# WHAT IS ASKED
Output only the lines that run from the line holding "Output the LaTeX" to the end of the entries, both ends included, and skip the pictures.

[Entries with chart source code]
----------------------------------------

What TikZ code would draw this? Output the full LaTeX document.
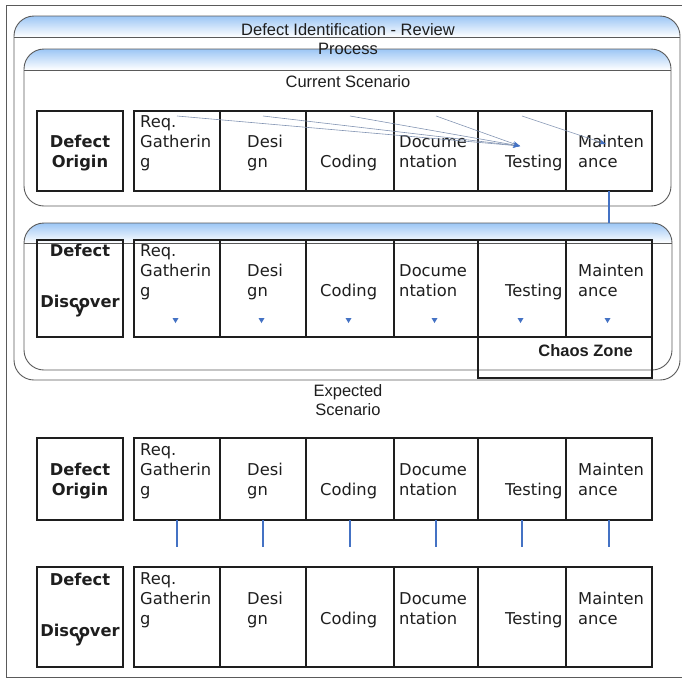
\documentclass[tikz,border=0pt]{standalone}
\usepackage{fontspec}
\setmainfont{Liberation Sans}
\newfontfamily\cellfont{DejaVu Sans}
\usetikzlibrary{arrows.meta}
\definecolor{bandblue}{RGB}{156,198,245}
\definecolor{conblue}{RGB}{68,114,196}
\definecolor{thinblue}{RGB}{130,148,178}
\definecolor{framegray}{RGB}{90,90,90}
\definecolor{ink}{RGB}{30,30,30}
\begin{document}
\begin{tikzpicture}[x=1pt,y=-1pt,
  cellbox/.style={draw=ink,line width=1.5pt,inner sep=0pt,outer sep=0pt},
  cont/.style={draw=framegray,line width=0.9pt},
  celltxt/.style={font={\cellfont\fontsize{16.3}{20}\selectfont},text=ink,inner sep=0pt,align=left,anchor=south west},
  boldtxt/.style={font={\cellfont\bfseries\fontsize{16.3}{20}\selectfont},text=ink,inner sep=0pt,align=center,anchor=south},
  titletxt/.style={font={\fontsize{16.5}{19}\selectfont},text=ink,inner sep=0pt},
  conn/.style={draw=conblue,line width=1.3pt},
  thinarrow/.style={draw=thinblue,line width=0.6pt,-{Stealth[length=7pt,width=5pt,color=conblue]}},
  tri/.style={fill=conblue}]
\useasboundingbox (0,0) rectangle (682,678);
% outer frame
\draw[framegray,line width=0.9pt] (682,5) -- (6,5) -- (6,677) -- (682,677);
% container A
\begin{scope}
  \clip[rounded corners=20pt] (14,16) rectangle (680,380);
  \shade[top color=bandblue,bottom color=white] (14,16) rectangle (680,37);
\end{scope}
\draw[cont,rounded corners=20pt] (14,16) rectangle (680,380);
\draw[cont] (14,37) -- (680,37);
% container Process
\begin{scope}
  \clip[rounded corners=20pt] (24,49) rectangle (671,206);
  \shade[top color=bandblue,bottom color=white] (24,49) rectangle (671,70);
\end{scope}
\draw[cont,rounded corners=20pt] (24,49) rectangle (671,206);
\draw[cont] (24,70) -- (671,70);
% container discovery
\begin{scope}
  \clip[rounded corners=20pt] (24,223) rectangle (672,370);
  \fill[white] (24,223) rectangle (672,370);
  \shade[top color=bandblue,bottom color=white] (24,223) rectangle (672,243);
\end{scope}
\draw[cont,rounded corners=20pt] (24,223) rectangle (672,370);
\draw[cont] (24,243) -- (672,243);
\coordinate (disctop) at (609,223);

% titles
\node[titletxt,anchor=base] (ttl) at (348,35) {Defect Identification - Review};
\node[titletxt,anchor=base] (proc) at (348,54) {Process};
\node[titletxt,anchor=base] (cur) at (348,87) {Current Scenario};
\node[titletxt,anchor=south,align=center] (exp) at (348,421) {Expected\\Scenario\strut};

% rows of boxes
\foreach \row/\cy/\h in {1/151/80, 2/288.5/97, 3/479/82, 4/617/100}{
  \node[cellbox,minimum width=86pt,minimum height=\h] (o\row) at (80,\cy) {};
  \foreach \l/\r [count=\i] in {134/220,220/306,306/394,394/478,478/566,566/652}{
    \node[cellbox,minimum width=\r-\l,minimum height=\h] (r\row c\i) at ({(\l+\r)/2},\cy) {};
  }
}
\node[cellbox,minimum width=174pt,minimum height=41pt] (chaos) at (565,357.5) {};
\node[titletxt,font={\bfseries\fontsize{16.5}{19}\selectfont},anchor=base east] (chaoslbl) at (633,356) {Chaos Zone};

% texts of rows
\foreach \row/\sy in {1/174, 2/303, 3/502, 4/631}{
  \node[celltxt] (t\row a) at (140,\sy) {Req.\\Gatherin\\g\strut};
  \node[celltxt] (t\row b) at (247,\sy) {Desi\\gn\strut};
  \node[celltxt] (t\row c) at (320,\sy) {Coding\strut};
  \node[celltxt] (t\row d) at (399,\sy) {Docume\\ntation\strut};
  \node[celltxt] (t\row e) at (505,\sy) {Testing\strut};
  \node[celltxt] (t\row f) at (578,\sy) {Mainten\\ance\strut};
}
\node[boldtxt] (do1) at (80,174) {Defect\\Origin\strut};
\node[boldtxt] (do3) at (80,502) {Defect\\Origin\strut};
\node[boldtxt] (dd2) at (80,320) {Defect\\[31pt]Discover\\[-14pt]y\strut};
\node[boldtxt] (dd4) at (80,649) {Defect\\[31pt]Discover\\[-14pt]y\strut};

% arrows in current scenario
\coordinate (hitT) at (520,146);
\coordinate (hitM) at (606,144);
\foreach \i in {1,2,3,4}{
  \draw[thinarrow] ([yshift=-5pt]r1c\i.north) -- (hitT);
}
\draw[thinarrow] ([yshift=-5pt]r1c5.north) -- (hitM);
\draw[conn] (r1c6.south) -- (disctop);

% triangles in discovery row
\foreach \i in {1,...,6}{
  \fill[tri] ([shift={(-4.5pt,19pt)}]r2c\i.south) -- ++(6,0) -- ++(-3,5) -- cycle;
}
% expected connectors
\foreach \i in {1,...,6}{
  \draw[conn] (r3c\i.south) -- ++(0,27);
}
\end{tikzpicture}
\end{document}
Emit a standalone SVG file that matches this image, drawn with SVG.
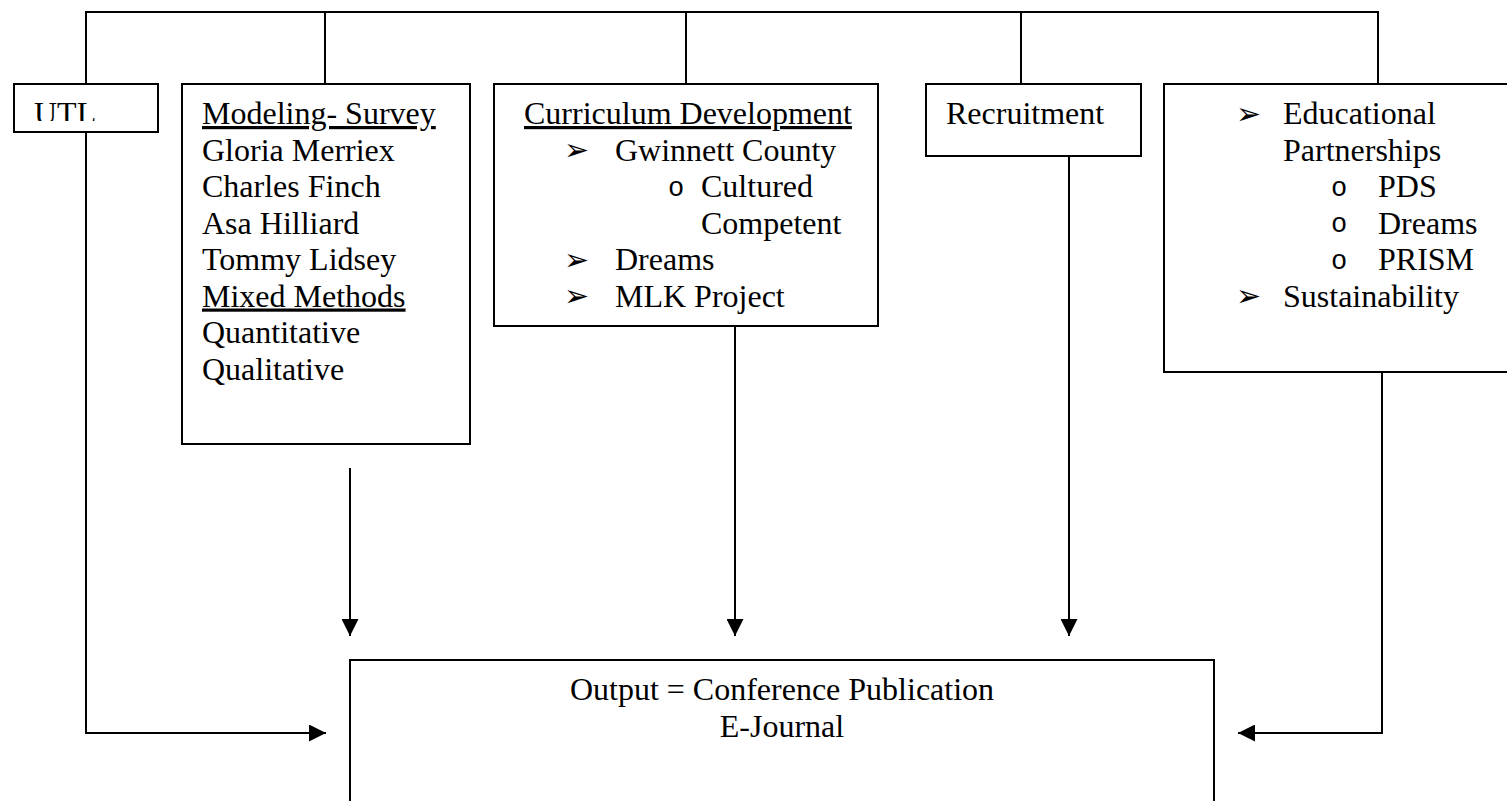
<svg xmlns="http://www.w3.org/2000/svg" width="1507" height="801" viewBox="0 0 1507 801">
<style>
.box{fill:#fff;stroke:#000;stroke-width:2}
.t{font-family:"Liberation Serif","Times New Roman",serif;font-size:32px;fill:#000}
.b{font-family:"DejaVu Sans",sans-serif;font-size:30px;fill:#000}
.o{font-family:"Liberation Mono","Courier New",monospace;font-size:27px;fill:#000}
.u{text-decoration:underline}
.ln{fill:none;stroke:#000;stroke-width:2}
</style>
<defs>
<marker id="ah" viewBox="0 0 16 16" refX="16" refY="8" markerWidth="17" markerHeight="17" markerUnits="userSpaceOnUse" orient="auto">
<path d="M0,0 L16,8 L0,16 Z" fill="#000"/>
</marker>
<clipPath id="utlclip"><rect x="14" y="84" width="144" height="37"/></clipPath>
</defs>
<rect width="1507" height="801" fill="#fff"/>
<g id="connectors">
<path class="ln" d="M86,84 V12 H1378 V84"/>
<path class="ln" d="M325,12 V84"/>
<path class="ln" d="M686,12 V84"/>
<path class="ln" d="M1021,12 V84"/>
<path class="ln" d="M86,132 V733 H326" marker-end="url(#ah)"/>
<path class="ln" d="M350,468 V636" marker-end="url(#ah)"/>
<path class="ln" d="M735,326 V636" marker-end="url(#ah)"/>
<path class="ln" d="M1069,156 V636" marker-end="url(#ah)"/>
<path class="ln" d="M1382,372 V733 H1238" marker-end="url(#ah)"/>
</g>
<g id="utl">
<rect class="box" x="14" y="84" width="144" height="48"/>
<text class="t" x="34" y="124" clip-path="url(#utlclip)">UTL</text>
</g>
<g id="modeling">
<rect class="box" x="182" y="84" width="288" height="360"/>
<text class="t u" x="202" y="124">Modeling- Survey</text>
<text class="t" x="202" y="160.5">Gloria Merriex</text>
<text class="t" x="202" y="197">Charles Finch</text>
<text class="t" x="202" y="233.5">Asa Hilliard</text>
<text class="t" x="202" y="270">Tommy Lidsey</text>
<text class="t u" x="202" y="306.5">Mixed Methods</text>
<text class="t" x="202" y="343">Quantitative</text>
<text class="t" x="202" y="379.5">Qualitative</text>
</g>
<g id="curriculum">
<rect class="box" x="494" y="84" width="384" height="242"/>
<text class="t u" x="524" y="124">Curriculum Development</text>
<text class="b" x="564" y="160">➢</text>
<text class="t" x="615" y="160.5">Gwinnett County</text>
<text class="o" x="668" y="196">o</text>
<text class="t" x="701" y="197">Cultured</text>
<text class="t" x="701" y="233.5">Competent</text>
<text class="b" x="564" y="270">➢</text>
<text class="t" x="615" y="270">Dreams</text>
<text class="b" x="564" y="306">➢</text>
<text class="t" x="615" y="306.5">MLK Project</text>
</g>
<g id="recruitment">
<rect class="box" x="926" y="84" width="215" height="72"/>
<text class="t" x="946" y="124">Recruitment</text>
</g>
<g id="partnerships">
<rect class="box" x="1164" y="84" width="350" height="288"/>
<text class="b" x="1236" y="124">➢</text>
<text class="t" x="1283" y="124">Educational</text>
<text class="t" x="1283" y="160.5">Partnerships</text>
<text class="o" x="1331" y="196">o</text>
<text class="t" x="1378" y="197">PDS</text>
<text class="o" x="1331" y="232">o</text>
<text class="t" x="1378" y="233.5">Dreams</text>
<text class="o" x="1331" y="269">o</text>
<text class="t" x="1378" y="270">PRISM</text>
<text class="b" x="1236" y="306">➢</text>
<text class="t" x="1283" y="306.5">Sustainability</text>
</g>
<g id="output">
<rect class="box" x="350" y="660" width="864" height="160"/>
<text class="t" x="782" y="700" text-anchor="middle">Output = Conference Publication</text>
<text class="t" x="782" y="737" text-anchor="middle">E-Journal</text>
</g>
</svg>
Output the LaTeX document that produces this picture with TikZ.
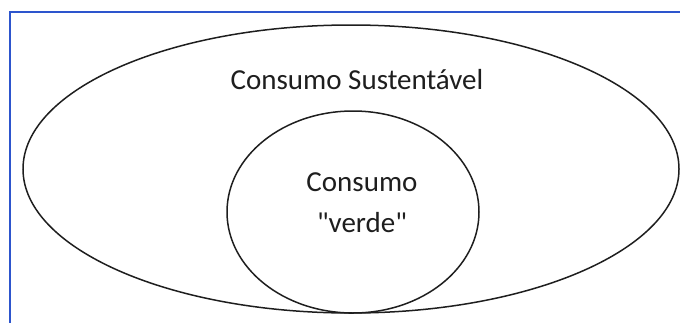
\documentclass[tikz,border=0pt]{standalone}
\usepackage{fontspec}
\newfontfamily\carl{Carlito}
\usetikzlibrary{shapes.geometric}
\definecolor{frameblue}{RGB}{45,85,205}
\definecolor{ink}{RGB}{30,30,30}
\tikzset{
  oval/.style={ellipse, draw=ink, line width=1.5pt, inner sep=0pt, outer sep=0pt},
  lbl/.style={font=\carl\fontsize{29}{41}\selectfont, text=ink, anchor=base, inner sep=0pt},
  frame/.style={draw=frameblue, line width=1.6pt}
}
\begin{document}
\begin{tikzpicture}[x=1pt,y=-1pt]
\useasboundingbox (0,0) rectangle (680,322);
\coordinate (tl) at (10,12);
\coordinate (tr) at (681,12);
\coordinate (bl) at (10,323);
\draw[frame] (tr) -- (tl) -- (bl);
\node[oval, minimum width=656pt, minimum height=288pt] (outer) at (351,169) {};
\node[oval, minimum width=252pt, minimum height=202pt] (inner) at (353,212) {};
\node[lbl] (t1) at (357,89) {Consumo Sustentável};
\node[lbl] (t2) at (362,191) {Consumo};
\node[lbl] (t3) at (362,232) {"verde"};
\end{tikzpicture}
\end{document}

----------------------------------------

# ANSWER FOR THE TASK
Output the LaTeX document that produces this picture with TikZ.
\documentclass[tikz,border=0pt]{standalone}
\usepackage{fontspec}
\newfontfamily\carl{Carlito}
\usetikzlibrary{shapes.geometric}
\definecolor{frameblue}{RGB}{45,85,205}
\definecolor{ink}{RGB}{30,30,30}
\tikzset{
  oval/.style={ellipse, draw=ink, line width=1.5pt, inner sep=0pt, outer sep=0pt},
  lbl/.style={font=\carl\fontsize{29}{41}\selectfont, text=ink, anchor=base, inner sep=0pt},
  frame/.style={draw=frameblue, line width=1.6pt}
}
\begin{document}
\begin{tikzpicture}[x=1pt,y=-1pt]
\useasboundingbox (0,0) rectangle (680,322);
\coordinate (tl) at (10,12);
\coordinate (tr) at (681,12);
\coordinate (bl) at (10,323);
\draw[frame] (tr) -- (tl) -- (bl);
\node[oval, minimum width=656pt, minimum height=288pt] (outer) at (351,169) {};
\node[oval, minimum width=252pt, minimum height=202pt] (inner) at (353,212) {};
\node[lbl] (t1) at (357,89) {Consumo Sustentável};
\node[lbl] (t2) at (362,191) {Consumo};
\node[lbl] (t3) at (362,232) {"verde"};
\end{tikzpicture}
\end{document}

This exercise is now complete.